____ RECORDED DATA

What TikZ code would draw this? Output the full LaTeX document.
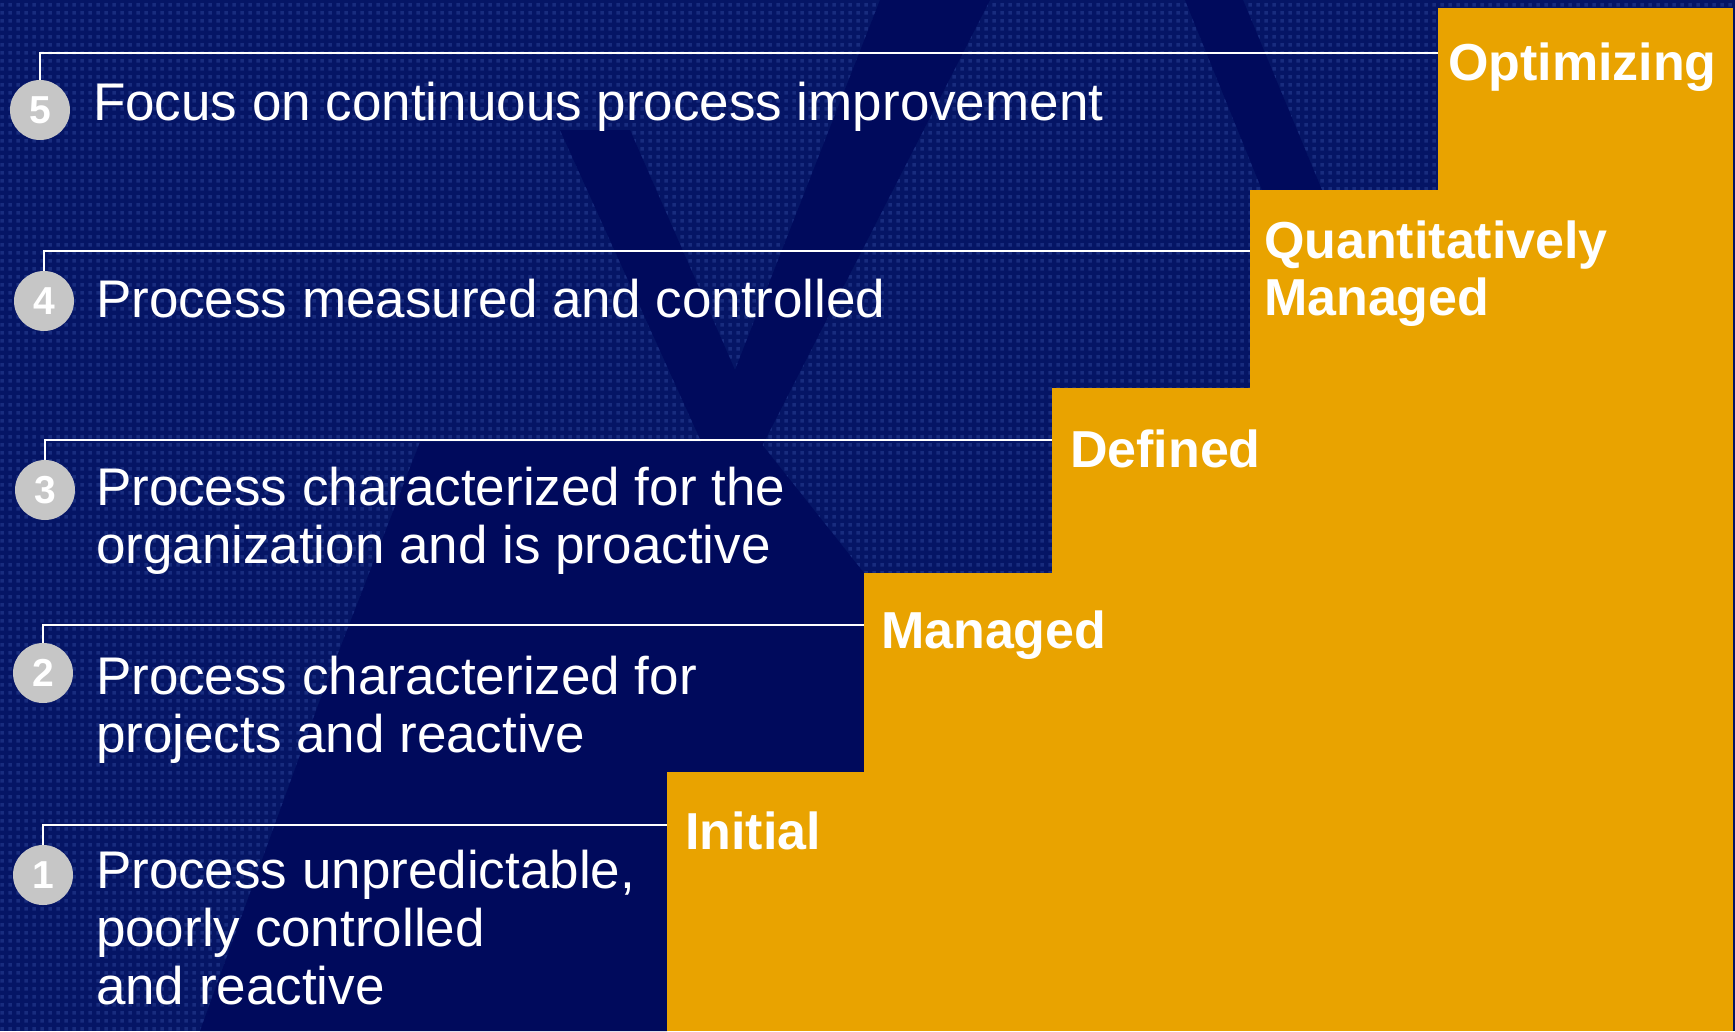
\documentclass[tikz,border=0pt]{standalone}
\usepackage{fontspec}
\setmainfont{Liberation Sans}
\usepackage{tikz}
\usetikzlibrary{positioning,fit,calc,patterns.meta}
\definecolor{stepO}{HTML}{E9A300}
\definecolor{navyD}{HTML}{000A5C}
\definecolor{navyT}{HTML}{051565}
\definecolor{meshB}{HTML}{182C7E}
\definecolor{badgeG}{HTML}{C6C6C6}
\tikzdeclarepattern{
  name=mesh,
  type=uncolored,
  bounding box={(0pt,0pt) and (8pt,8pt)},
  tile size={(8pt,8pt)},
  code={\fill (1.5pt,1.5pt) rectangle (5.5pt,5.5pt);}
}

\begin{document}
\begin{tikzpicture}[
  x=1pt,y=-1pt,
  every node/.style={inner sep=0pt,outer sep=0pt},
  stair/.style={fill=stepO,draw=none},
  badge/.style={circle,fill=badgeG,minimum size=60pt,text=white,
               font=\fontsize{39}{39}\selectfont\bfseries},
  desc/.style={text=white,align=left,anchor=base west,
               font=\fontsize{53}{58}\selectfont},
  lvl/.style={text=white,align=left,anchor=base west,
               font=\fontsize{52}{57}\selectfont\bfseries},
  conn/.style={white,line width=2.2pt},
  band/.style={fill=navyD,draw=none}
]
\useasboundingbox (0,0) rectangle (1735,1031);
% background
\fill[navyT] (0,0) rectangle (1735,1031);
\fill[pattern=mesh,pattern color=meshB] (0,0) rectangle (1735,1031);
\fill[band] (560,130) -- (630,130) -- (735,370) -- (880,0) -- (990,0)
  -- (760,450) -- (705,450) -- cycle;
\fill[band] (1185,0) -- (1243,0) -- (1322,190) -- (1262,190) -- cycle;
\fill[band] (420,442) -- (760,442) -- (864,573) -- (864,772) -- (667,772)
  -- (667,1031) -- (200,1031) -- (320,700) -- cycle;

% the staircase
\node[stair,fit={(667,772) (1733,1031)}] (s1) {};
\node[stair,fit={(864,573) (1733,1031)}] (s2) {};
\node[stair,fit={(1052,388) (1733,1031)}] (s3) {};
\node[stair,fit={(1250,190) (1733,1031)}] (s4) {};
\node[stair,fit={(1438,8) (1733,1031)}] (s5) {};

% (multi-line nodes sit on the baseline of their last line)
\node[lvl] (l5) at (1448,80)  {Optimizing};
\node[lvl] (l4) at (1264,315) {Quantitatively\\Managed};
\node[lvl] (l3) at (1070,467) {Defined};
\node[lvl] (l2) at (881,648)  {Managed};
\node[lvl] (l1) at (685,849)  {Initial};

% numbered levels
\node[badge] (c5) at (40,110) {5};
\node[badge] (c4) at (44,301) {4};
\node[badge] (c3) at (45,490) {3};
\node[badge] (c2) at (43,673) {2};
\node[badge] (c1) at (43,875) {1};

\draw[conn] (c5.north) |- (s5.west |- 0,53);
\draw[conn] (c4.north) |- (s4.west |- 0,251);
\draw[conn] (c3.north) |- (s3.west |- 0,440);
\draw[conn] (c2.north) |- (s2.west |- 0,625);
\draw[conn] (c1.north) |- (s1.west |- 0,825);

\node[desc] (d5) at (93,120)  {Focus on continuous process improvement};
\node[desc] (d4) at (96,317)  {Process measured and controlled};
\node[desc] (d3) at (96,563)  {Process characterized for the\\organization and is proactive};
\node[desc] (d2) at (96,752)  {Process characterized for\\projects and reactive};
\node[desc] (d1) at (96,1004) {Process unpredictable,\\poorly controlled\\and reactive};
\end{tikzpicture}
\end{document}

________
____ RECORDED DATA

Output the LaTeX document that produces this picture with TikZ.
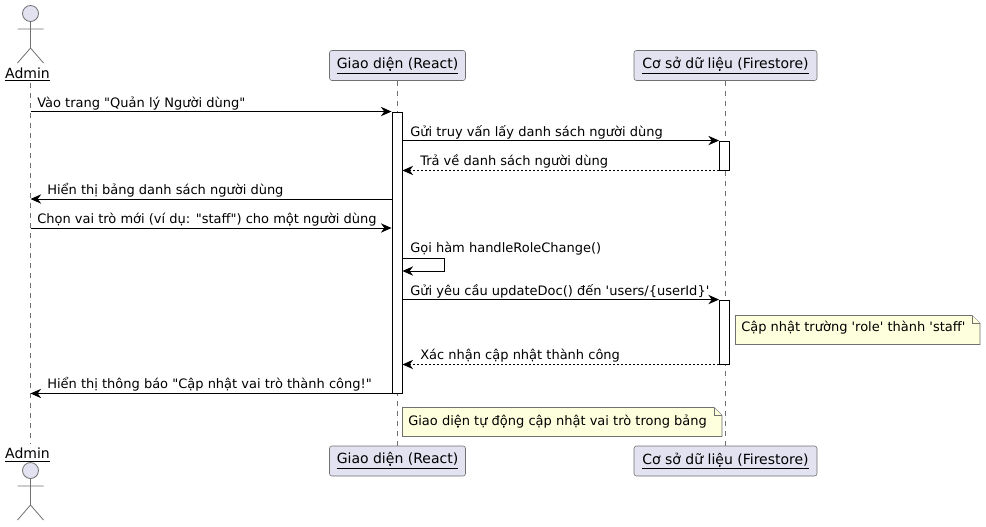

________
____ RECORDED DATA

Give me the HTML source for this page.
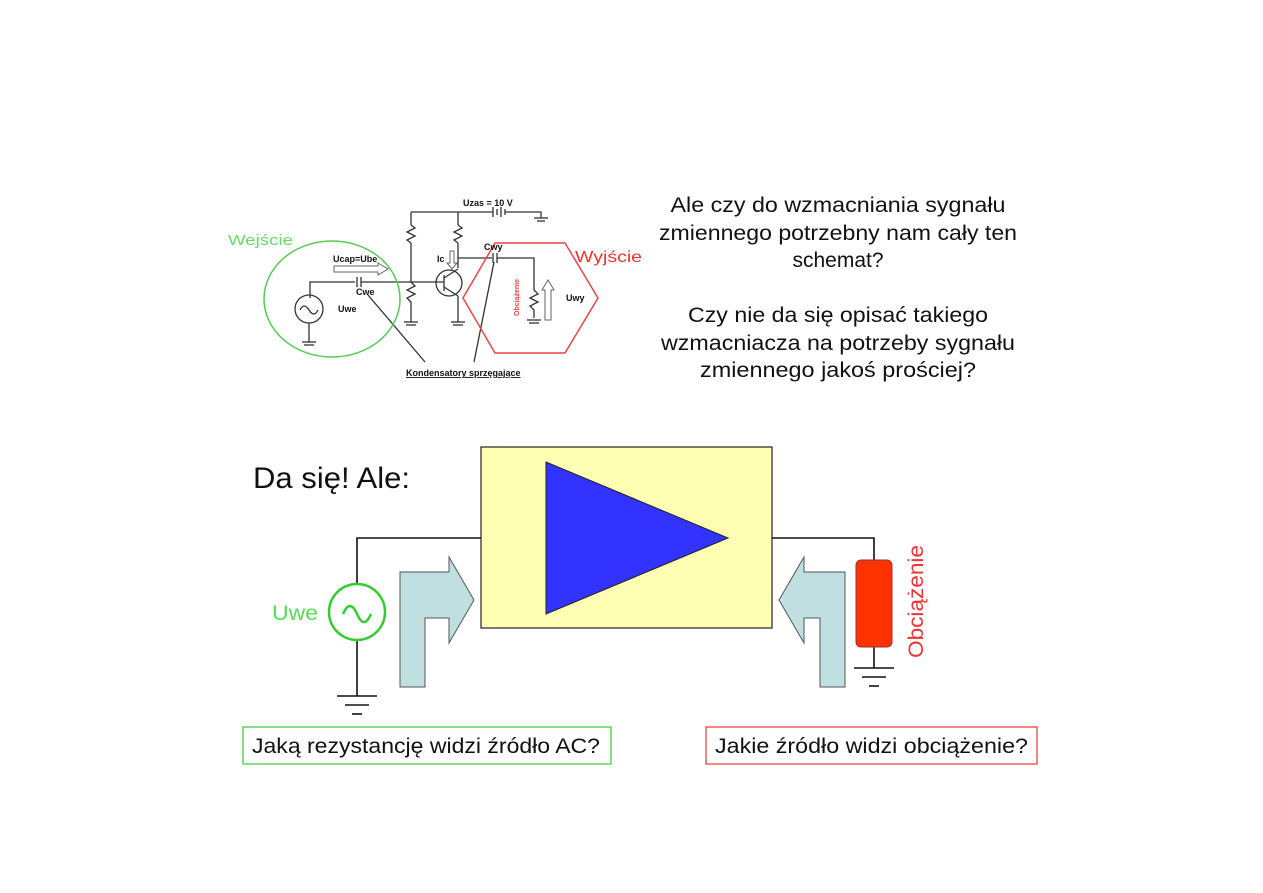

________

**TASK TO COMPLETE:**
Take every line containing the word "draw" and copy it.

**WORKED ANSWER:**
What TikZ code would draw this? Output the full LaTeX document.
  stair/.style={fill=stepO,draw=none},
  band/.style={fill=navyD,draw=none}
\draw[conn] (c5.north) |- (s5.west |- 0,53);
\draw[conn] (c4.north) |- (s4.west |- 0,251);
\draw[conn] (c3.north) |- (s3.west |- 0,440);
\draw[conn] (c2.north) |- (s2.west |- 0,625);
\draw[conn] (c1.north) |- (s1.west |- 0,825);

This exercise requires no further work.